--- In exceptional-performance@yahoogroups.com, "Chris Korhonen"
<ckorhonen@...> wrote:
>
> In larger organizations it is often still the case where the web
developers
> do not have access to the production servers, or to their
configuration -
> you'll find that the actual hardware is managed by another team, or
even
> outsourced to another company, with possibly draconian procedures in
place
> for making such a low-level change.
Here's what I've found, working for a large site:
1) There is a constant tension between the content owners wanting to
see their updates instantly take effect on the live site vs. the
operations folks wanting a reasonable caching rule in place.
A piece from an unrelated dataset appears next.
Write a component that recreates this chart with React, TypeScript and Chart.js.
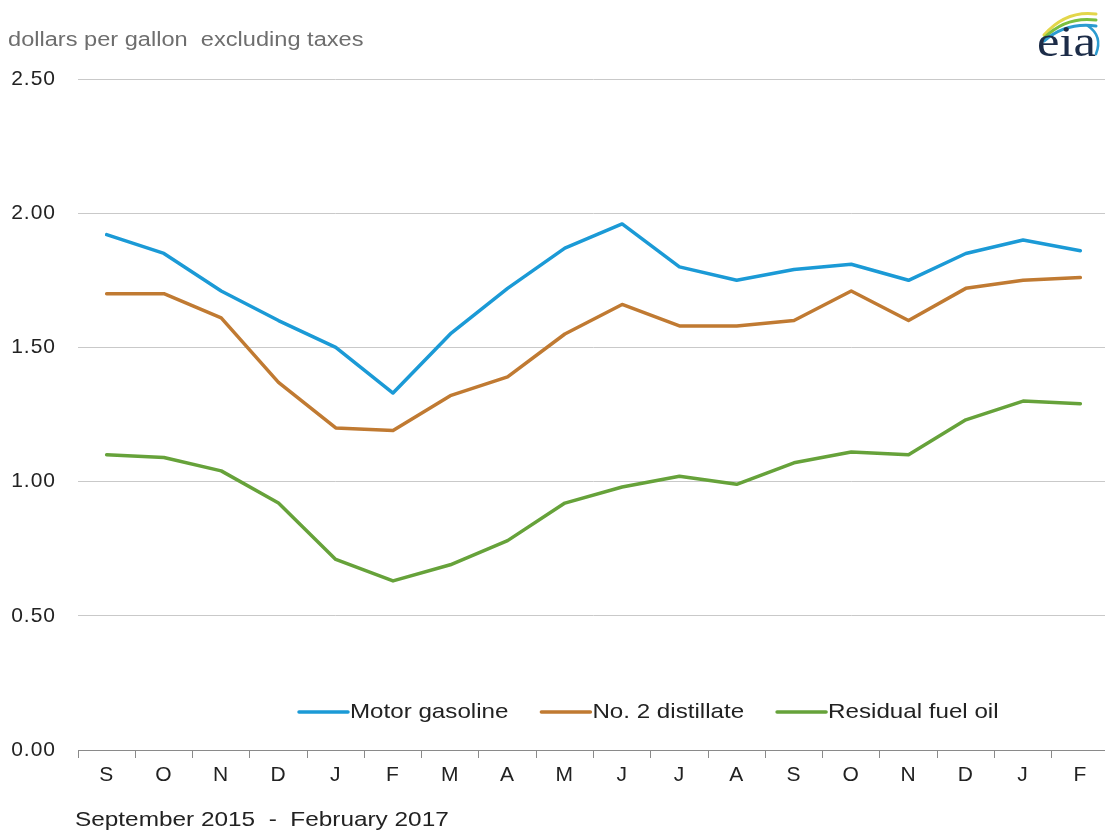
import React, { useEffect, useRef } from "react";
import { Chart, registerables } from "chart.js";

Chart.register(...registerables);

const months = ["S", "O", "N", "D", "J", "F", "M", "A", "M", "J", "J", "A", "S", "O", "N", "D", "J", "F"];
const seriesNames = ["Motor gasoline", "No. 2 distillate", "Residual fuel oil"];
const gasoline = [1.92, 1.85, 1.71, 1.6, 1.5, 1.33, 1.55, 1.72, 1.87, 1.96, 1.8, 1.75, 1.79, 1.81, 1.75, 1.85, 1.9, 1.86];
const distillate = [1.7, 1.7, 1.61, 1.37, 1.2, 1.19, 1.32, 1.39, 1.55, 1.66, 1.58, 1.58, 1.6, 1.71, 1.6, 1.72, 1.75, 1.76];
const residual = [1.1, 1.09, 1.04, 0.92, 0.71, 0.63, 0.69, 0.78, 0.92, 0.98, 1.02, 0.99, 1.07, 1.11, 1.1, 1.23, 1.3, 1.29];
const seriesColors = ["#1b9ad6", "#c07a32", "#66a23a"];
const yTickValues = [0, 0.5, 1.0, 1.5, 2.0, 2.5];
const unitsLabel = "dollars per gallon  excluding taxes";
const periodLabel = "September 2015  -  February 2017";

const FONT = '"Liberation Sans", Arial, sans-serif';

function stretchedText(ctx: any, text: string, x: number, y: number, sx: number) {
  ctx.save();
  ctx.translate(x, y);
  ctx.scale(sx, 1);
  ctx.fillText(text, 0, 0);
  ctx.restore();
  return ctx.measureText(text).width * sx;
}

const decorPlugin = {
  id: "decor",
  beforeDraw(chart: any) {
    (chart.ctx as any).letterSpacing = "1px";
  },
  afterDraw(chart: any) {
    const ctx = chart.ctx as any;
    ctx.save();
    ctx.letterSpacing = "0px";
    ctx.textBaseline = "middle";
    ctx.textAlign = "left";

    // units label
    ctx.font = `20px ${FONT}`;
    ctx.fillStyle = "#6e6e6e";
    stretchedText(ctx, unitsLabel, 8, 40, 1.18);

    // period label
    ctx.font = `21px ${FONT}`;
    ctx.fillStyle = "#222";
    stretchedText(ctx, periodLabel, 75, 820, 1.16);

    // legend
    let x = 299;
    const ly = 712;
    ctx.font = `21px ${FONT}`;
    chart.data.datasets.forEach((ds: any) => {
      ctx.strokeStyle = ds.borderColor;
      ctx.lineWidth = 3.5;
      ctx.lineCap = "round";
      ctx.beginPath();
      ctx.moveTo(x, ly);
      ctx.lineTo(x + 49, ly);
      ctx.stroke();
      ctx.fillStyle = "#222";
      const w = stretchedText(ctx, ds.label, x + 51, ly, 1.15);
      x += 51 + w + 33;
    });

    // eia logo
    ctx.lineCap = "round";
    const arcs = [
      { c: "#e3d64a", w: 3, y0: 35, y1: 12 },
      { c: "#7bbf3e", w: 3, y0: 38, y1: 18 },
      { c: "#2b9bd0", w: 3, y0: 41, y1: 24 },
    ];
    arcs.forEach((a) => {
      ctx.strokeStyle = a.c;
      ctx.lineWidth = a.w;
      ctx.beginPath();
      ctx.moveTo(1044, a.y0);
      ctx.quadraticCurveTo(1066, a.y1 - 2, 1096, a.y1 + 2);
      ctx.stroke();
    });
    ctx.strokeStyle = "#2b9bd0";
    ctx.lineWidth = 2.5;
    ctx.beginPath();
    ctx.moveTo(1088, 26);
    ctx.quadraticCurveTo(1103, 36, 1096, 54);
    ctx.stroke();
    ctx.translate(1037, 56);
    ctx.scale(1.15, 1);
    ctx.font = `44px "Liberation Serif", "DejaVu Serif", serif`;
    ctx.fillStyle = "#1c2c48";
    ctx.textBaseline = "alphabetic";
    ctx.fillText("eia", 0, 0);
    ctx.restore();
  },
};

export default function App() {
  const ref = useRef<HTMLCanvasElement | null>(null);
  useEffect(() => {
    if (!ref.current) return;
    const chart = new Chart(ref.current, {
      type: "line",
      data: {
        labels: months,
        datasets: [gasoline, distillate, residual].map((d, i) => ({
          label: seriesNames[i],
          data: d,
          borderColor: seriesColors[i],
          backgroundColor: seriesColors[i],
          borderWidth: 3.5,
          pointRadius: 0,
          tension: 0,
          borderJoinStyle: "round" as const,
          borderCapStyle: "round" as const,
        })),
      },
      options: {
        animation: false,
        responsive: true,
        maintainAspectRatio: false,
        layout: { padding: { top: 79, right: 3, left: 0, bottom: 0 } },
        plugins: { legend: { display: false }, tooltip: { enabled: false } },
        scales: {
          x: {
            offset: true,
            grid: {
              offset: true,
              drawOnChartArea: false,
              drawTicks: true,
              tickLength: 8,
              color: "#8a8a8a",
            },
            border: { display: true, color: "#8a8a8a", width: 1 },
            ticks: {
              font: { family: FONT, size: 21 },
              color: "#222",
              padding: 5,
              maxRotation: 0,
              autoSkip: false,
            },
            afterFit(scale: any) {
              scale.height = 88;
            },
          },
          y: {
            min: 0,
            max: 2.5,
            afterBuildTicks(scale: any) {
              scale.ticks = yTickValues.map((v) => ({ value: v }));
            },
            grid: { color: "#c9c9c9", drawTicks: false, lineWidth: 1 },
            border: { display: false },
            ticks: {
              font: { family: FONT, size: 21 },
              color: "#222",
              padding: 22,
              callback: (v: any) => Number(v).toFixed(2),
            },
            afterFit(scale: any) {
              scale.width = 78;
            },
          },
        },
      },
      plugins: [decorPlugin],
    });
    return () => chart.destroy();
  }, []);
  return (
    <div style={{ position: "fixed", left: 0, top: 0, width: 1105, height: 838, overflow: "hidden", background: "#fff" }}>
      <div style={{ position: "relative", width: 1112, height: 838 }}>
        <canvas ref={ref} />
      </div>
    </div>
  );
}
What you
usually end up with is a compromise where the static content is usually
cached for no more than 5-15 minutes on the off chance that the content
owner updates it.
2) Since static content may be served from the company's servers or
CDN1 or CDNx at any given hour depending on bandwidth commitments and
current prices, the effective caching directives may go from 15 minutes
if served by the company directly, to a doubled 30 when served from a
CDN. This means that caching directives need to be halved on the off
chance that the content will be served from a CDN.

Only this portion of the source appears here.